Früher wollten sie Edelnutten und Mafiosi werden, heute drängen sie in die Beamtenstuben

Moskau. Russlands Jugend orientiert sich um in ihren Berufswünschen. Nach dem Mafioso und dem "Bisnismen", dem Geschäftsmann, gewinnt gegenwärtig der Posten eines Staatsbediensteten immer mehr an Popularität. Er verspricht, was die Mehrheit der russischen Jugend will: Sicherheit, Aufstiegschancen und schnellen Reichtum.

Als Soziologen zu Beginn der 90er-Jahre russische Schüler der oberen Klassen nach ihren Berufswünschen befragten, waren sie schockiert. Während die Jungen von einer aufregenden und einträglichen Zukunft als Mafiosi träumten, galt es unter den Mädchen als schick, sich sein künftiges Leben als Edelprostituierte vorzustellen.

Als sich später im Jahrzehnt die Wirtschaft stabilisierte, stieg auch die Nachfrage nach gut ausgebildeten Fachkräften in der freien Wirtschaft. Bildung wurde wieder zu einem wichtigen Gut bei der Karriereplanung. Die Absolventen erkannten indes schnell, dass das Klima in der freien Wirtschaft sehr rau sein kann. Als alles durch Öl und Gas geschmiert wie von selbst lief, waren die Posten sicher und die Bezüge hoch. Doch in der Krise brachen die Gehälter ein, Jobs verschwanden. In dieser Situation richtete sich der Blick der Nachwuchskader auf die weitverzweigte russische Bürokratie. Die Zahl der Interessenten, die sich nach einem bequemen Platz im Staatsdienst sehnen, steigt mit jedem Jahr. Einer Umfrage zufolge wollen inzwischen 42 Prozent der arbeitsfähigen Bevölkerung in den Staatsdienst eintreten. So ist es kaum verwunderlich, dass ein Studium des Verwaltungswesens bei jungen Leuten besonders beliebt ist.

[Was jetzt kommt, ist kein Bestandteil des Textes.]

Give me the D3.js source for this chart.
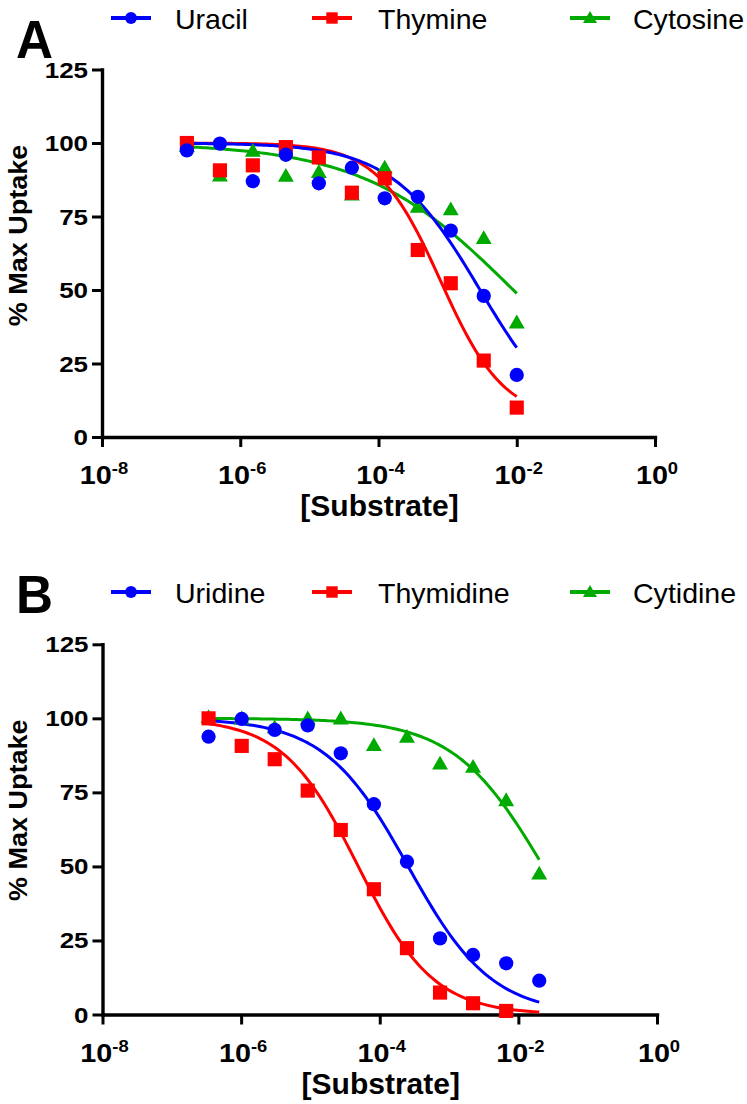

"Die Jugend zieht es in jene Bereiche, wo ihrer Meinung nach großes Geld garantiert leicht verdient werden kann", meint Pawel Salin vom Zentrum für politische Konjunktur. Innerhalb der vergangenen zehn Jahre seien die Bezüge der Staatsbediensteten deutlich gestiegen und lägen heute erheblich über jenen von Angestellten in der freien Wirtschaft. So auch in Rjasan: Vor der Krise galten in der Privatwirtschaft 25 000 Rubel (640 Euro) im Monat als gutes Gehalt. Mit der Krise fielen die Monatsbezüge auf 20 000 Rubel, Sonntagsarbeit eingeschlossen. Derweil tragen qualifizierte Mitarbeiter der Regionalregierung zwischen 40 000 und 45 000 Rubel nach Hause. Ein gutes Argument, sich dem Staatsdienst zuzuwenden.

Es gibt allerdings ein noch besseres: die Korruption. Seit der Zarenzeit betrachten russische Beamte ihren Dienst auch als Quelle zusätzlicher Einkünfte. Dies Phänomen hat heute erschreckende Ausmaße angenommen. Die Organisation Anwälte für Menschenrechte hat festgestellt, dass die für Bestechung aufgewendeten Mittel jährlich der Hälfte des russischen Bruttoinlandsprodukts (2009: 1,2 Billionen Dollar) entsprechen. 90 Prozent aller Leistungen, zu denen die Staatsdiener eigentlich verpflichtet sind, gibt es nur nach Zahlung von Bestechungsgeldern.

Zudem hat der Staatsdienst noch eine andere angenehme Nebenwirkung. Von den Amtsstuben aus ist der Sprung in die Parlamente der Städte, Regionen oder sogar in die Staatsduma nach Moskau leichter. In den Volksvertretungen wird dann richtig verdient, wie die Forbes-Liste der reichsten Staatsbediensteten und Parlamentarier belegt. Nach dem Moskauer Bürgermeister Juri Luschkow, dessen Gattin es zur Dollar-Milliardärin gebracht hat, werden die nächsten zehn Plätze von Duma-Abgeordneten und Mitgliedern des Föderationsrats belegt, von denen der "Ärmste" für 2009 ein Familieneinkommen von immerhin 19 Millionen Euro angab.